La Fiscalía General de Jalisco afirma haber resuelto la desaparición de tres estudiantes de ese estado pero, en lugar de mostrar alivio, los universitarios convocan a protestas. «¿Será ésta nuestra verdad histórica?», se pregunta Darwin Franco, un académico de la Universidad de Guadalajara especializado en desaparecidos. Pero no lo hace con esperanza: en México, «verdad histórica» se ha convertido en síntesis de engaño gubernamental mediante fabricación de investigaciones.

«Mentira histórica», reviraron las madres de los 43 alumnos de Ayotzinapa desaparecidos en una operación policial el 26 de septiembre del 2014. A ellas las quisieron convencer de que sus hijos habían sido asesinados y de que, si no existían restos de cada uno de ellos identificables en laboratorio, era porque habían sido incinerados en una gigantesca pira, improvisada al aire libre pero tan eficaz que había destruido los huesos al grado de desaparecer toda huella de ADN.

Salomón Aceves Gastélum (25 años), Jesús Daniel Díaz (20) y Marco Ávalos (20), estudiantes de cine en la Universidad de Medios Audiovisuales en Guadalajara, capital del occidental estado de Jalisco, fueron vistos por última vez el 19 de marzo, y la exigencia popular de su presentación con vida resonó en todo el país.

Este lunes, la fiscalía local anunció que los habían matado y que sus cuerpos fueron desintegrados. Algunos medios de comunicación repitieron la versión de las autoridades como un hecho, pero otros se cuidaron de señalar que no hay resultados de laboratorio que confirmen la creencia de la policía: «Fiscalía infiere que estudiantes del Ceaav fueron disueltos en ácido; falta confirmar», tituló su nota el portal web de Udgtv, la televisión de la Universidad de Guadalajara.

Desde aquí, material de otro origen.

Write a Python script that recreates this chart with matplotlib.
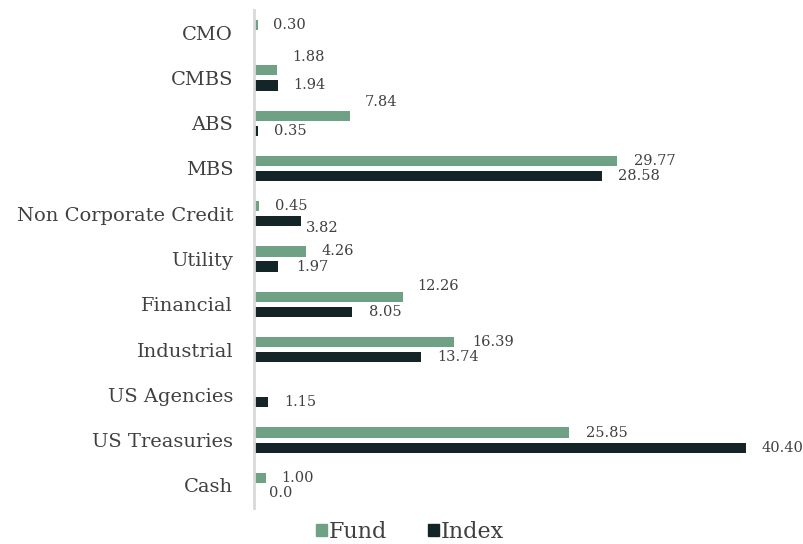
import matplotlib.pyplot as plt
import numpy as np

plt.rcParams['font.family'] = 'serif'
plt.rcParams['font.serif'] = ['DejaVu Serif', 'Liberation Serif']

# Data (top to bottom as shown)
categories = ['CMO', 'CMBS', 'ABS', 'MBS', 'Non Corporate Credit', 'Utility',
              'Financial', 'Industrial', 'US Agencies', 'US Treasuries', 'Cash']
fund = [0.30, 1.88, 7.84, 29.77, 0.45, 4.26, 12.26, 16.39, None, 25.85, 1.00]
index = [None, 1.94, 0.35, 28.58, 3.82, 1.97, 8.05, 13.74, 1.15, 40.40, 0.0]
fund_labels = ['0.30', '1.88', '7.84', '29.77', '0.45', '4.26', '12.26', '16.39', None, '25.85', '1.00']
index_labels = [None, '1.94', '0.35', '28.58', '3.82', '1.97', '8.05', '13.74', '1.15', '40.40', '0.0']

# label nudges in points (dx, dy) - mimic excel placement
fund_nudge = [(11, 0), (11, 10), (11, 10), (12, 0), (11, 0), (11, 0), (10, 8), (13, 0), None, (12, 0), (11, 0)]
index_nudge = [None, (11, 0), (11, 0), (11, 0), (4, -5), (13, 0), (12, 0), (11, 0), (12, 0), (11, 0), (11, 0)]

green = '#6fa284'
dark = '#142528'
txt = '#404040'

fig = plt.figure(figsize=(8.04, 5.44), dpi=100)
ax = fig.add_axes([254/804, 1 - 508/544, 512/804, 498/544])

n = len(categories)
y = np.arange(n)
h = 0.225
off = 0.166

for i in range(n):
    yc = n - 1 - i
    if fund[i] is not None:
        ax.barh(yc + off, fund[i], height=h, color=green)
        dx, dy = fund_nudge[i]
        ax.annotate(fund_labels[i], (fund[i], yc + off), xytext=(dx, dy),
                    textcoords='offset points', ha='left', va='center',
                    fontsize=10.5, color=txt)
    if index[i] is not None:
        ax.barh(yc - off, index[i], height=h, color=dark)
        dx, dy = index_nudge[i]
        ax.annotate(index_labels[i], (index[i], yc - off), xytext=(dx, dy),
                    textcoords='offset points', ha='left', va='center',
                    fontsize=10.5, color=txt)

ax.set_xlim(0, 42)
ax.set_ylim(-0.5, n - 0.5)
ax.set_yticks(n - 1 - y)
ax.set_yticklabels(categories, fontsize=14, color=txt)
ax.tick_params(axis='y', length=0, pad=15)
ax.set_xticks([])
for s in ['top', 'right', 'bottom']:
    ax.spines[s].set_visible(False)
ax.spines['left'].set_color('#d9d9d9')
ax.spines['left'].set_linewidth(2)

handles = [plt.Rectangle((0, 0), 1, 1, color=green), plt.Rectangle((0, 0), 1, 1, color=dark)]
fig.legend(handles, ['Fund', 'Index'], loc='center', bbox_to_anchor=(410/804, 1 - 532/544),
           ncol=2, frameon=False, fontsize=16, handlelength=0.5, handleheight=0.4,
           handletextpad=0.1, columnspacing=1.8, labelcolor=txt)

fig.savefig('out.png', dpi=100, facecolor='white')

Los tres jóvenes fueron a una casa del municipio de Tonalá, en el área metropolitana de Guadalajara, a realizar un rodaje para un trabajo cinematográfico escolar. Ahí pasaron dos días. Cuando retornaban a la capital estatal, se detuvieron en la carretera por una avería mecánica. Entonces llegaron seis hombres armados en dos camionetas que les obligaron a subir a uno de los vehículos, soltaron un disparo al aire y partieron con ellos.

Según la Fiscalía, esa casa perteneció en años anteriores al Cártel Nueva Plaza, un rival poco conocido de la organización criminal más poderosa del país, el Cártel Jalisco Nueva Generación, cuyos integrantes habrían estado vigilando a los muchachos y los habrían secuestrado por pensar que eran enemigos.

No se explica cómo, a pesar de la observación durante 48 horas, concluyeron que eran criminales y no cineastas. Tampoco dicen las autoridades cómo es que decidieron interceptarlos en una autovía, a la vista del público, en lugar de atraparlos en la casa.

Fueron llevados, siempre según la Fiscalía, a otro sitio donde los torturaron y uno murió, por lo que decidieron matar a los otros dos. Llevaron los cuerpos a una ubicación donde la policía halló ácido sulfúrico en grandes cantidades, materiales que «son frecuentemente utilizados por bandas criminales para la disolución de cadáveres», por lo que se «presume» que los sometieron al mismo procedimiento.

A pregunta de un reportero sobre si las evidencias eran suficientes para confirmar las identidades, la encargada de la investigación, Elizabeth Torres, declaró que «con los indicios localizados y encontrados con los que cuenta la Fiscalía, nos hacen inferir lógicamente eso».

Hay también dos detenidos que han «confesado» los hechos. «¿Sin pruebas realmente concluyentes es posible dar por cierto lo que anunció la Fiscalía?», continúa Darwin Franco. Quienes temen que esto sea un «pequeño Ayotzinapa» jalisciense, recuerdan que la ONU comprobó que la mayor parte de los detenidos por la desaparición de los 43 hicieron declaraciones bajo tortura, legalmente inválidas. Por eso exigen evidencias materiales, más allá de «confesiones».